Not long ago, I was dared by colleagues to cook hot dogs for a client demo. At first, I laughed. But then, the grillmaster in me rose to the challenge, and I set out to prepare hot dogs the Kalamazoo way. Of course, I had to figure out what that would be. The result was so fun and delicious, I knew I had to share the recipe.
I score the hot dogs to maximize the flavor and texture when they are browned on the grill. Decadent brioche hot dog buns are toasted on the grill, and then filled with remoulade, micro greens, heirloom tomatoes and those beautiful dogs.
If you don’t want to make your own remoulade, I suggest the Whole Foods brand prepared remoulade.

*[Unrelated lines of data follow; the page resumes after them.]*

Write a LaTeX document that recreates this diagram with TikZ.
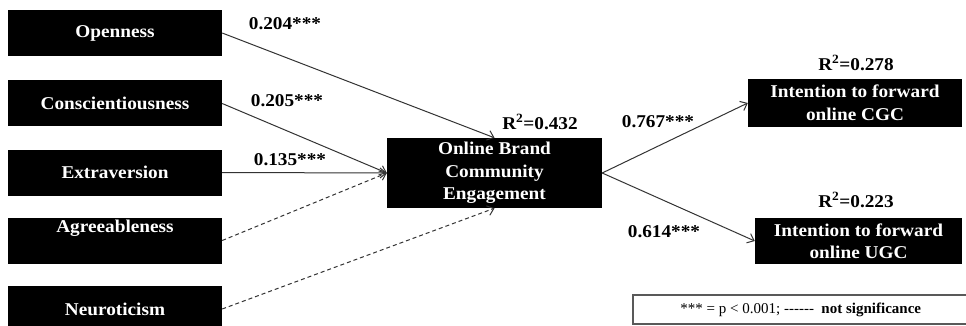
\documentclass[tikz,border=0pt]{standalone}
\usepackage{fontspec}
\setmainfont{Liberation Serif}[FakeStretch=1.07]
\newfontfamily\legendfont{Liberation Serif}
\usetikzlibrary{arrows.meta}

\begin{document}
\begin{tikzpicture}[x=1pt,y=-1pt,every text node part/.style={align=center},
  trait/.style={fill=black,text=white,minimum width=214pt,minimum height=46pt,
    font=\fontsize{18}{22.5}\selectfont\bfseries},
  coef/.style={font=\fontsize{18}{20}\selectfont\bfseries},
  link/.style={draw=black!80,line width=1pt,-{Straight Barb[length=6pt,width=10pt]}},
  nslink/.style={link,dash pattern=on 4pt off 3pt}]
\tikzstyle{every node}+=[inner sep=0pt]
\clip (0,0) rectangle (966,326);
% personality traits
\node [trait] (open) at (115,33) {Openness};
\node [trait] (consc) at (115,103.5) {Conscientiousness};
\node [trait] (extra) at (115,172.5) {Extraversion};
\node [trait] (agree) at (115,240.5) {Agreeableness\\\strut};
\node [trait] (neuro) at (115,309) {Neuroticism};
% engagement and outcomes
\node [trait,minimum width=215pt,minimum height=70pt] (obce) at (494.5,173) {Online Brand\\Community\\Engagement};
\node [trait,minimum height=48pt] (cgc) at (855,103) {Intention to forward\\online CGC};
\node [trait,minimum width=207pt] (ugc) at (858.5,241) {Intention to forward\\online UGC};
% paths
\draw [link] (open.east) -- (obce.north);
\draw [link] (consc.east) -- (obce.west);
\draw [link] (extra.east) -- (obce.west);
\draw [nslink] (agree.east) -- (obce.west);
\draw [nslink] (neuro.east) -- (obce.south);
\draw [link] (obce.east) -- (cgc.west);
\draw [link] (obce.east) -- (ugc.west);
% coefficients
\node [coef] (c1) at (285,24) {0.204***};
\node [coef] (c2) at (287,101) {0.205***};
\node [coef] (c3) at (290,160) {0.135***};
\node [coef] (c4) at (658,122) {0.767***};
\node [coef] (c5) at (664,232) {0.614***};
\node [coef] (r1) at (540,122) {R\textsuperscript{2}=0.432};
\node [coef] (r2) at (856,63) {R\textsuperscript{2}=0.278};
\node [coef] (r3) at (856,200) {R\textsuperscript{2}=0.223};
% legend
\node [draw=black!65,line width=1.5pt,minimum width=336pt,minimum height=29pt,anchor=west,
  font=\legendfont\fontsize{15}{17}\selectfont] (legend) at (632,309.5)
  {*** = p < 0.001; -\kern0pt-\kern0pt-\kern0pt-\kern0pt-\kern0pt-\ \ \textbf{not significance}};
\end{tikzpicture}
\end{document}
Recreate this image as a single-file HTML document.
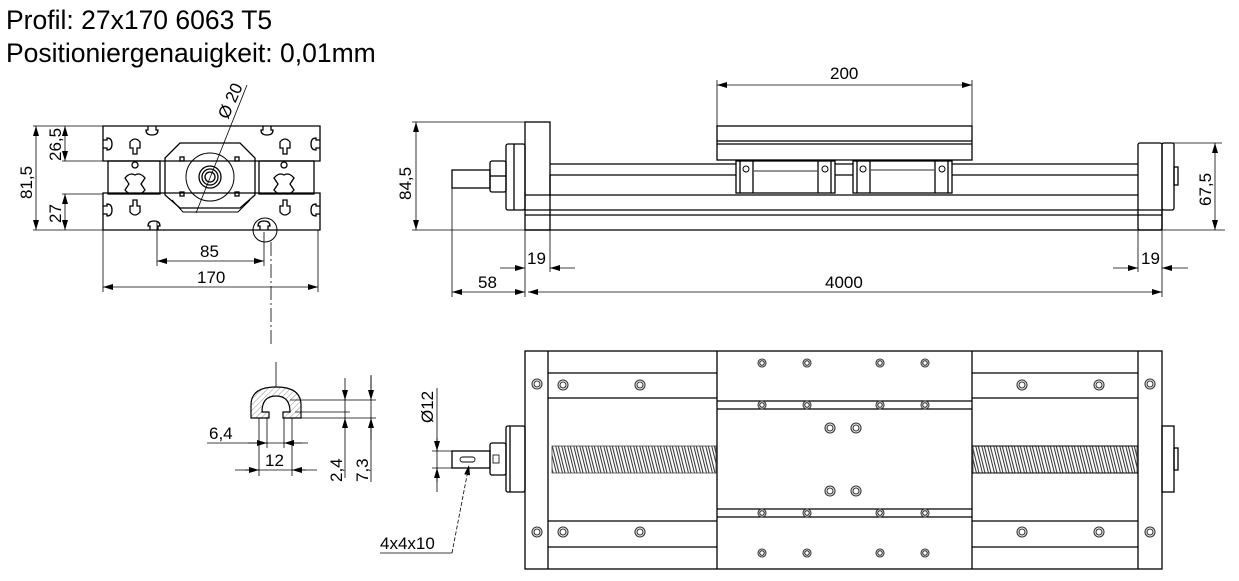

Prepare the grill for direct grilling over high heat. A charcoal fire is preferred.
Carefully score the hot dogs all over in a cross-hatch pattern, using 1/8 inch deep slices about 1/4 inch apart.
Use a soft spatula to spread mayonnaise on the insides of the hot dog buns.
Slice the tomatoes into thin wedges.
Grill the hot dogs, rolling them occasionally to deeply brown them on all sides, about 10 minutes cooking time.
Lightly brown the mayonnaise-coated sides of the hot dog buns on your warming rack, or in a cooler zone of the grill.
To assemble, spread or drizzle a moderate amount of remoulade in the center/bottom of the buns. Add the grilled hot dogs, sliced tomato and microgreens.